Marketing has always been fast, high-pressure, and unforgiving. From the “lunch is for wimps” era to today’s always-on, globalised environment, stress has been worn as a badge of honour. But the reality? Fear is quietly sabotaging the industry’s ability to innovate.
High-pressure environments propagate cultural entropy – a measure of dysfunctional behaviours such as blame, mistrust, and excessive bureaucracy. Professionals feel compelled to overextend themselves, leading to burnout, disengagement, and a loss of the very creativity that fuels great marketing campaigns.
Over time, teams become reluctant to challenge ineffective processes, energy drains away, and the big ideas that win clients never make it past the brainstorm.
The hidden cost of fear-driven leadership
Our latest research shows that 19% of workplace behaviour in marketing is driven by fear. While lower than in some sectors, it’s still a serious competitive risk. And here’s the real issue: most fear-based leadership isn’t intentional.
Despite over half of UK businesses offering leadership development programmes, between 15% and 22% of leadership behaviours remain rooted in fear.
Marketing leaders, like everyone else, make most decisions subconsciously, shaped by past experiences, habits, and emotional conditioning.

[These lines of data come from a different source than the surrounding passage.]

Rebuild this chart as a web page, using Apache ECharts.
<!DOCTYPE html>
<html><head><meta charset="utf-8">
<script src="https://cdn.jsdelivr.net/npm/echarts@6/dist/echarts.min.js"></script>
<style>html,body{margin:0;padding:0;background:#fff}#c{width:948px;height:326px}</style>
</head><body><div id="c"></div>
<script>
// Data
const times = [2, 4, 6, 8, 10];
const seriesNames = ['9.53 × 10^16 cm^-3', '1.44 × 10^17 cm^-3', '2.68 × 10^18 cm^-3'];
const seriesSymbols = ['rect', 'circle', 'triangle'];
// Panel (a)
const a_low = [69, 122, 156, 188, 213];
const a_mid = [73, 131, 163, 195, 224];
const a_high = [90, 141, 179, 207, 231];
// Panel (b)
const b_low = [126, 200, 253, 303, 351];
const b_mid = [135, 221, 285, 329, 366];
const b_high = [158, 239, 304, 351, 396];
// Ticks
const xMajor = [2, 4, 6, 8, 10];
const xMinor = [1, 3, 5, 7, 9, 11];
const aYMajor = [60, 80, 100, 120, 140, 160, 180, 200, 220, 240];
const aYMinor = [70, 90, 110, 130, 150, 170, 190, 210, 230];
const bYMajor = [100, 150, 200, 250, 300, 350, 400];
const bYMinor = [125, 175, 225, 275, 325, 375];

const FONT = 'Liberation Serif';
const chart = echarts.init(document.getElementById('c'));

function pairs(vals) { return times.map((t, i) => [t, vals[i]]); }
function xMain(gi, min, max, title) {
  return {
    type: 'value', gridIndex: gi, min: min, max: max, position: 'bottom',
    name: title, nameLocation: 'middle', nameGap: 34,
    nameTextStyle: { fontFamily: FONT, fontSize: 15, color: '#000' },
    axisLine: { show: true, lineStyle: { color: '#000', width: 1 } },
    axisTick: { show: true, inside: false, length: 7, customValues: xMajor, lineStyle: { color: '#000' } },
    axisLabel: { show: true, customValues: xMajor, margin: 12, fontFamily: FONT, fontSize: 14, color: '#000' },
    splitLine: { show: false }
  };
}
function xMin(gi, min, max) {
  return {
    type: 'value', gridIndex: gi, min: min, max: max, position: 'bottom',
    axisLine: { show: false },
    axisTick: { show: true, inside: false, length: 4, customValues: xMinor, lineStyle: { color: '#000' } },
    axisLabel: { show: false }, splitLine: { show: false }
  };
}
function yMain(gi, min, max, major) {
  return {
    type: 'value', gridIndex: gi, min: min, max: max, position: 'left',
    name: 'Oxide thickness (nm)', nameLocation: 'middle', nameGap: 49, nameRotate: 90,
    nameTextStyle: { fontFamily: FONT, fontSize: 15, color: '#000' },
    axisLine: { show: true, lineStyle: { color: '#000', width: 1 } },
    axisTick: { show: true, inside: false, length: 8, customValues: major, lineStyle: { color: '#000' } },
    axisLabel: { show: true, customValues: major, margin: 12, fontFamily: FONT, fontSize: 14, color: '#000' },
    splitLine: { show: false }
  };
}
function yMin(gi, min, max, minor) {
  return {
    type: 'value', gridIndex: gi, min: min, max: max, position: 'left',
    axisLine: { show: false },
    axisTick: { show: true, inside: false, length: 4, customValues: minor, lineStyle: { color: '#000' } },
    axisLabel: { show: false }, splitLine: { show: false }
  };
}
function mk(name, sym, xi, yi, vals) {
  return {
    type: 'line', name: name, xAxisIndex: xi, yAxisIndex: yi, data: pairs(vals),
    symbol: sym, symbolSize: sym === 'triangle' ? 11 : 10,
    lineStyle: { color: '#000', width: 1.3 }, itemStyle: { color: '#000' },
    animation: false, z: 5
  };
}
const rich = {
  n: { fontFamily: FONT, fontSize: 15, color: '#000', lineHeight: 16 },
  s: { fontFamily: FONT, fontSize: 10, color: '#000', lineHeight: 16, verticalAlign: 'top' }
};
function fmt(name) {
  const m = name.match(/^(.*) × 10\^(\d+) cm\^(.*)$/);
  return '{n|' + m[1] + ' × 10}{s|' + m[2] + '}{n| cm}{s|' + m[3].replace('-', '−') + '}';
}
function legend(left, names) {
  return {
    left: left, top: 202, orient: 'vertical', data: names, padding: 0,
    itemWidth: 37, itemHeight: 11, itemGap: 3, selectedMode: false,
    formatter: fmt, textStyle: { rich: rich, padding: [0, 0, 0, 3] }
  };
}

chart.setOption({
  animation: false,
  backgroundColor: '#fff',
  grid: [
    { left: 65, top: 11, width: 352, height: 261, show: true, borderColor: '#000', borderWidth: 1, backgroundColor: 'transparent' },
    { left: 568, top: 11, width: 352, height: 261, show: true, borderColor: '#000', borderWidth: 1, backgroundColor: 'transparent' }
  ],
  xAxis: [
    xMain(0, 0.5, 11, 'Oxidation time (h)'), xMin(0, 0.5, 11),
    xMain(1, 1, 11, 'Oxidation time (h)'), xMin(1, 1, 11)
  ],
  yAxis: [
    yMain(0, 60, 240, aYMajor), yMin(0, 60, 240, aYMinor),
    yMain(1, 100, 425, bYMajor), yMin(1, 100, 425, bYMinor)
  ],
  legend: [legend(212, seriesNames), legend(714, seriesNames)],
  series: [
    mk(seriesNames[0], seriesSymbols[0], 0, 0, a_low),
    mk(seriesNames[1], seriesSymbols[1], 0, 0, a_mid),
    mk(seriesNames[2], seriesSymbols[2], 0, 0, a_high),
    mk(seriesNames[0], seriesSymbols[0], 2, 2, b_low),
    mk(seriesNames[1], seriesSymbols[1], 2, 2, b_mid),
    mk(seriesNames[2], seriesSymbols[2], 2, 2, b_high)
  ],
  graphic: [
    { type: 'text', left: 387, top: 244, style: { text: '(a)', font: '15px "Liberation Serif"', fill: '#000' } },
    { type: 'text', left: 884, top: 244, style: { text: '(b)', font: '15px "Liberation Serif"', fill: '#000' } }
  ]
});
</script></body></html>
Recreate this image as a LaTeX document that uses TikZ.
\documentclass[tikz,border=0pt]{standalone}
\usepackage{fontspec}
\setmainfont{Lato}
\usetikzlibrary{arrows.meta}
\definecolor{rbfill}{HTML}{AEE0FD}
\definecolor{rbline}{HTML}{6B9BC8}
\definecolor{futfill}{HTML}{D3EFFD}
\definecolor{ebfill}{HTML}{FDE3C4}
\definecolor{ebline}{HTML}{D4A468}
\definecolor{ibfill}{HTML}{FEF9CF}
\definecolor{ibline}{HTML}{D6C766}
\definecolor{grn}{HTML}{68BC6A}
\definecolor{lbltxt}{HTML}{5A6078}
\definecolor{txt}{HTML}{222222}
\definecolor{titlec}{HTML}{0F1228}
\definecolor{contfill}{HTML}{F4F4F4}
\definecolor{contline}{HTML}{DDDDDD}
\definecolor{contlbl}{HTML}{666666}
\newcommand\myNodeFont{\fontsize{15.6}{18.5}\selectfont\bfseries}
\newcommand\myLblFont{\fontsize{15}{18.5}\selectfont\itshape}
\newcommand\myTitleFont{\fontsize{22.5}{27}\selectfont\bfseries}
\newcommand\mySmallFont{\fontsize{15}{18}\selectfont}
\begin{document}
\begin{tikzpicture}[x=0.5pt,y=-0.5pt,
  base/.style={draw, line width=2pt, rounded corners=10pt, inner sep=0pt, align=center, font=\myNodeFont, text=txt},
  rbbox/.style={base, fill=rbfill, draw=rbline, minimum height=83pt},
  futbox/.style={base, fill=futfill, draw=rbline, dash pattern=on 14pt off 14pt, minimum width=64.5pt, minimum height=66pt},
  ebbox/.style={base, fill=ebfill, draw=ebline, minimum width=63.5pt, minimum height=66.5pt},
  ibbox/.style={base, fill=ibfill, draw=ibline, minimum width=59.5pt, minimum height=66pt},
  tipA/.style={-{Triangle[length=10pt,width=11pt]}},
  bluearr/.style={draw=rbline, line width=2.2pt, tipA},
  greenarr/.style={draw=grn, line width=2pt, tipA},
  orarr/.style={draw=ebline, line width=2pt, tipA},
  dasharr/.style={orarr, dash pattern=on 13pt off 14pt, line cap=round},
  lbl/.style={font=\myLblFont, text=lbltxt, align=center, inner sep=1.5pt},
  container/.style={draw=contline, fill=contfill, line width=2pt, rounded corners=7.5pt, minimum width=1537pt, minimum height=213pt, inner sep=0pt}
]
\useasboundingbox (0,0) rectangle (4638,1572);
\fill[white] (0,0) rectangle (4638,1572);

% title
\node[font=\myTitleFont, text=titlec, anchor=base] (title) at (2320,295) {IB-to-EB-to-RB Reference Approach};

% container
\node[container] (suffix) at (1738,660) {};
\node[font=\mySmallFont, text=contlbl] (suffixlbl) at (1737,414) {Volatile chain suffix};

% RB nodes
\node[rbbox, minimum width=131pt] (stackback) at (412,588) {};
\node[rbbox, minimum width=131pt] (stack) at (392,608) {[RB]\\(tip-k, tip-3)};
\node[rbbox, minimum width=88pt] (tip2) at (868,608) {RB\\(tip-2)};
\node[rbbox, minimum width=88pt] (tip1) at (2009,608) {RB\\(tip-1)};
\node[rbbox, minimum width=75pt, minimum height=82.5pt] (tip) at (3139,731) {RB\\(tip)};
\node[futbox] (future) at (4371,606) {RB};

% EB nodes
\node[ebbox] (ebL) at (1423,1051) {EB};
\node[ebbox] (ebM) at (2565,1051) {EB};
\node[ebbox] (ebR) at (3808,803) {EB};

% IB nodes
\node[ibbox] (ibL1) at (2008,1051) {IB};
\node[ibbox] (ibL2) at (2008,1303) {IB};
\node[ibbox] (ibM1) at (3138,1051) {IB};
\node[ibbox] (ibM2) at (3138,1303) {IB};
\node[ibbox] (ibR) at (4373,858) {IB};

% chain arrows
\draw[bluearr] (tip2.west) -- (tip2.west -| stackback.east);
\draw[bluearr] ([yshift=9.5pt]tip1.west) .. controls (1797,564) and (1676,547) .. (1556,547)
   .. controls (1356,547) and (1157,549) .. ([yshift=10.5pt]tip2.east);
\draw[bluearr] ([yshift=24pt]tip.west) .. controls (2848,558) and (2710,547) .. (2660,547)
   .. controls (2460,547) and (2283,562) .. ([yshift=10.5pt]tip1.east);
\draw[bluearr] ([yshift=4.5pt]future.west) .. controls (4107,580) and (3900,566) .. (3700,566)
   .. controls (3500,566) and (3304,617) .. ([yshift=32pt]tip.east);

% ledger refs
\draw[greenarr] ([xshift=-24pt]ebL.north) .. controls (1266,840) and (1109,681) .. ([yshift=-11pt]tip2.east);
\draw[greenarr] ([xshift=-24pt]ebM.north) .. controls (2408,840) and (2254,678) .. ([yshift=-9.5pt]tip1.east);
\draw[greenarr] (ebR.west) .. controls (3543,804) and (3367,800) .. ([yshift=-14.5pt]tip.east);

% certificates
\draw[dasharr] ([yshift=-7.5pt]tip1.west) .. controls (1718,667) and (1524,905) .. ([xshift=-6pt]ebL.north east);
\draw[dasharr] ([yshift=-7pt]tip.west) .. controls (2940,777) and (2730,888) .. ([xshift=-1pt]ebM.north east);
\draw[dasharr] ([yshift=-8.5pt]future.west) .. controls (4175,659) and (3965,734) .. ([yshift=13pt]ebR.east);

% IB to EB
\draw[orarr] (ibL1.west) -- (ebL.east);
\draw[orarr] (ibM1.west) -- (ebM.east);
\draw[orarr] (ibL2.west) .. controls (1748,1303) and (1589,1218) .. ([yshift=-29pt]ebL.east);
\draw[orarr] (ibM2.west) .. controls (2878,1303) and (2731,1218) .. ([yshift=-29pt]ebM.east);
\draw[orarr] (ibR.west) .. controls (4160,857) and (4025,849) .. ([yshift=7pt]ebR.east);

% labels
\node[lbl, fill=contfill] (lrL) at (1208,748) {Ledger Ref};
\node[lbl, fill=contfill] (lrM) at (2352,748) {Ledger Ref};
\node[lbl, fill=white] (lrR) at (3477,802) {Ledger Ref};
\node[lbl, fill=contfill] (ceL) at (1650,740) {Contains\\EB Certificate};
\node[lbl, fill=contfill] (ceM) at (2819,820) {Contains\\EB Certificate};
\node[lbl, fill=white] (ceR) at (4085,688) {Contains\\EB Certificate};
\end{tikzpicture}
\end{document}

Without realising it, even the most well-meaning leaders can create environments where performance scrutiny becomes excessive, ineffective processes go unchallenged, and presenteeism is valued over real results.
The impact? Creativity stalls. Innovation slows. Agencies lose their edge. And once that happens, clients go elsewhere.
What needs to change?
Fixing this isn’t about fluffy well-being initiatives – it’s about staying competitive. Agencies that want to future-proof their success must take a more strategic approach to leadership.
That starts with measuring cultural entropy – tracking where fear-driven behaviours show up and tackling them at the root. Leadership development also needs a rethink. Too often, it’s a tick-box exercise when it should be a continuous process of compassionate self-reflection and behavioural accountability.
Leaders who actively engage safely with their own habits and emotional triggers are far better equipped to create environments where people feel safe to challenge, test, and push boundaries – the lifeblood of great marketing.
Ultimately, thriving in this industry takes more than great campaigns. It demands emotionally intelligent leadership. The most successful agencies aren’t just creative; they’re selective with clients, build strong brands, embrace feedback, and foster relationships that drive results. These qualities flourish in environments built on trust and psychological safety – something fear-based cultures struggle to sustain.
Marketing thrives on fresh thinking, bold moves, and fearless execution. Agencies that address fear-based leadership now will be the ones still standing in five years’ time. The rest? They’ll be wondering where their top talent – and their biggest clients – went.